Metal-ion bridged high conductive RGO-M-MoS₂ (M = Fe³⁺, Co²⁺, Ni²⁺, Cu²⁺ and Zn²⁺) composite electrocatalysts for photo-assisted hydrogen evolution

Efficient photo-electrocatalysts for hydrogen evolution reaction (HER) are synthesized using a facile one-step hydrothermal method.
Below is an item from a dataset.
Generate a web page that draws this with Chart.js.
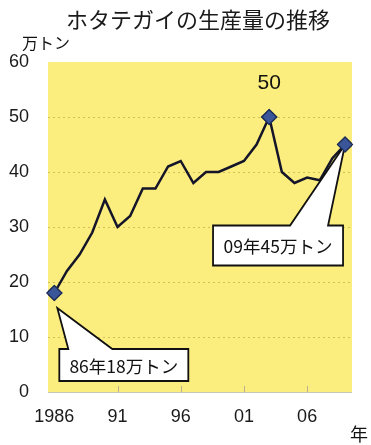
<!DOCTYPE html>
<html>
<head>
<meta charset="utf-8">
<script src="https://cdn.jsdelivr.net/npm/chart.js@4/dist/chart.umd.min.js"></script>
<style>
html,body{margin:0;padding:0;background:#fff;}
#wrap{width:371px;height:445px;position:relative;}
</style>
</head>
<body>
<div id="wrap"><canvas id="c" width="371" height="445"></canvas></div>
<script>
const years = [1986,1987,1988,1989,1990,1991,1992,1993,1994,1995,1996,1997,1998,1999,2000,2001,2002,2003,2004,2005,2006,2007,2008,2009];
const production = [18,22,25,29,35,30,32,37,37,41,42,38,40,40,41,42,45,50,40,38,39,38.5,42.5,45];
const markedYears = [1986,2003,2009];
const xTickYears = [1986,1991,1996,2001,2006];
const xTickLabels = ['1986','91','96','01','06'];
const yTicks = [0,10,20,30,40,50,60];
const titleText = 'ホタテガイの生産量の推移';
const yUnit = '万トン';
const xUnit = '年';
const peakLabel = '50';
const callouts = [
  {year:1986, value:18, text:'86年18万トン'},
  {year:2009, value:45, text:'09年45万トン'}
];

const JP = '"Noto Sans CJK JP", "Noto Sans", sans-serif';
const NUM = '"Liberation Sans", Arial, sans-serif';

const bgPlugin = {
  id:'bg',
  beforeDraw(chart){
    const {ctx, chartArea:a} = chart;
    ctx.save();
    ctx.fillStyle = '#fbed7e';
    ctx.fillRect(a.left, a.top, a.right-a.left, a.bottom-a.top);
    ctx.strokeStyle = '#c8c8b8';
    ctx.lineWidth = 1;
    ctx.beginPath();
    ctx.moveTo(a.left, a.bottom+0.5); ctx.lineTo(a.right, a.bottom+0.5);
    ctx.stroke();
    const xs = chart.scales.x;
    ctx.strokeStyle = '#b8b090';
    xTickYears.slice(1).forEach(y=>{
      const px = Math.round(xs.getPixelForValue(y))+0.5;
      ctx.beginPath(); ctx.moveTo(px, a.bottom-6); ctx.lineTo(px, a.bottom); ctx.stroke();
    });
    const ys = chart.scales.y;
    ctx.strokeStyle = '#d2bf58';
    ctx.lineWidth = 1.2;
    ctx.setLineDash([2,3]);
    yTicks.filter(v=>v>0 && v<60).forEach(v=>{
      const py = Math.round(ys.getPixelForValue(v))+0.5;
      ctx.beginPath(); ctx.moveTo(a.left, py); ctx.lineTo(a.right, py); ctx.stroke();
    });
    ctx.restore();
  }
};

const annoPlugin = {
  id:'anno',
  afterDatasetsDraw(chart){
    const {ctx} = chart;
    const xs = chart.scales.x, ys = chart.scales.y;
    ctx.save();
    // title
    ctx.fillStyle = '#1a1a1a';
    ctx.font = '22px ' + JP;
    ctx.textAlign = 'center';
    ctx.textBaseline = 'middle';
    ctx.fillText(titleText, 198, 20);

    const pi = production.indexOf(Math.max(...production));
    ctx.font = '21px ' + NUM;
    ctx.fillStyle = '#111';
    ctx.fillText(peakLabel, xs.getPixelForValue(years[pi]), ys.getPixelForValue(production[pi]) - 34);

    const specs = {
      1986:{bx0:5,bx1:134,by0:56,by1:88,p0:14,p1:58,tx:3,ty:15},
      2009:{bx0:-132,bx1:-2,by0:81,by1:121,p0:-55,p1:-17,tx:0,ty:0}
    };
    callouts.forEach(c=>{
      const px = xs.getPixelForValue(c.year), py = ys.getPixelForValue(c.value);
      const s = specs[c.year];
      const L = px+s.bx0, R = px+s.bx1, T = py+s.by0, B = py+s.by1;
      ctx.beginPath();
      ctx.moveTo(L, T);
      ctx.lineTo(px+s.p0, T);
      ctx.lineTo(px+s.tx, py+s.ty);
      ctx.lineTo(px+s.p1, T);
      ctx.lineTo(R, T);
      ctx.lineTo(R, B);
      ctx.lineTo(L, B);
      ctx.closePath();
      ctx.fillStyle = '#fff';
      ctx.fill();
      ctx.strokeStyle = '#111';
      ctx.lineWidth = 1.8;
      ctx.lineJoin = 'miter';
      ctx.stroke();
      ctx.fillStyle = '#111';
      ctx.font = '17.5px ' + JP;
      ctx.textAlign = 'center';
      ctx.textBaseline = 'middle';
      ctx.fillText(c.text, (L+R)/2, (T+B)/2+1);
    });

    const meta = chart.getDatasetMeta(0);
    meta.data.forEach((el,i)=>{ if (markedYears.includes(years[i])) el.draw(ctx); });

    ctx.fillStyle = '#111';
    ctx.font = '16px ' + JP;
    ctx.textAlign = 'left';
    ctx.textBaseline = 'middle';
    ctx.fillText(yUnit, 22, 43);
    ctx.font = '18px ' + JP;
    ctx.fillText(xUnit, 350, 434);
    ctx.restore();
  }
};

const pointRadius = years.map(y => markedYears.includes(y) ? 7.5 : 0);

new Chart(document.getElementById('c'), {
  type:'line',
  data:{
    datasets:[{
      data: years.map((y,i)=>({x:y, y:production[i]})),
      borderColor:'#15152a',
      borderWidth:2.5,
      tension:0,
      pointStyle:'rectRot',
      pointRadius: pointRadius,
      pointHoverRadius: pointRadius,
      pointBackgroundColor:'#3a5598',
      pointBorderColor:'#1c2c55',
      pointBorderWidth:1.2
    }]
  },
  options:{
    responsive:false,
    animation:false,
    events:[],
    layout:{padding:{left:0,right:19,top:62,bottom:0}},
    plugins:{
      legend:{display:false},
      tooltip:{enabled:false},
      title:{display:false}
    },
    scales:{
      x:{
        type:'linear',
        min:1985.5,
        max:2009.55,
        afterBuildTicks(scale){ scale.ticks = xTickYears.map(v=>({value:v})); },
        afterFit(scale){ scale.height = 53; },
        ticks:{
          autoSkip:false,
          maxRotation:0,
          padding:14,
          color:'#1a1a1a',
          font:{family:NUM, size:18},
          callback:(v)=>{ const i = xTickYears.indexOf(v); return i>=0 ? xTickLabels[i] : ''; }
        },
        grid:{display:false, drawTicks:false},
        border:{display:false}
      },
      y:{
        min:0,
        max:60,
        afterBuildTicks(scale){ scale.ticks = yTicks.map(v=>({value:v})); },
        afterFit(scale){ scale.width = 48; },
        ticks:{
          padding:19,
          color:'#1a1a1a',
          font:{family:NUM, size:18}
        },
        grid:{display:false, drawTicks:false},
        border:{display:false}
      }
    }
  },
  plugins:[bgPlugin, annoPlugin]
});
</script>
</body>
</html>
With metal-ion bridges, highly dispersed molybdenum disulfide (MoS₂) nanolayers are vertically grown on the reduced graphene oxide (RGO) to form RGO-M-MoS₂ photocatalysts for HER, where M = Fe³⁺, Co²⁺, Ni²⁺, Cu²⁺ and Zn²⁺. The results show that the cross-bridging ions can modulate the MoS₂ growth priority and act as efficient charge transfer channels between RGO and MoS₂, and combine the advantages of the high conductivity of graphene with the photo-electrochemical activity of MoS₂. The metal-ion bridged MoS₂-M-RGO heterostructures demonstrate superior catalytic activity toward hydrogen evolution reaction in acid medium, evidenced by the remarkable higher catalytic current density at low overpotential compared with that of MoS₂-RGO without metal-ion bridge. This study provides a novel and facile route for establishing efficient composite photo-electrocatalysts for water splitting to generate hydrogen.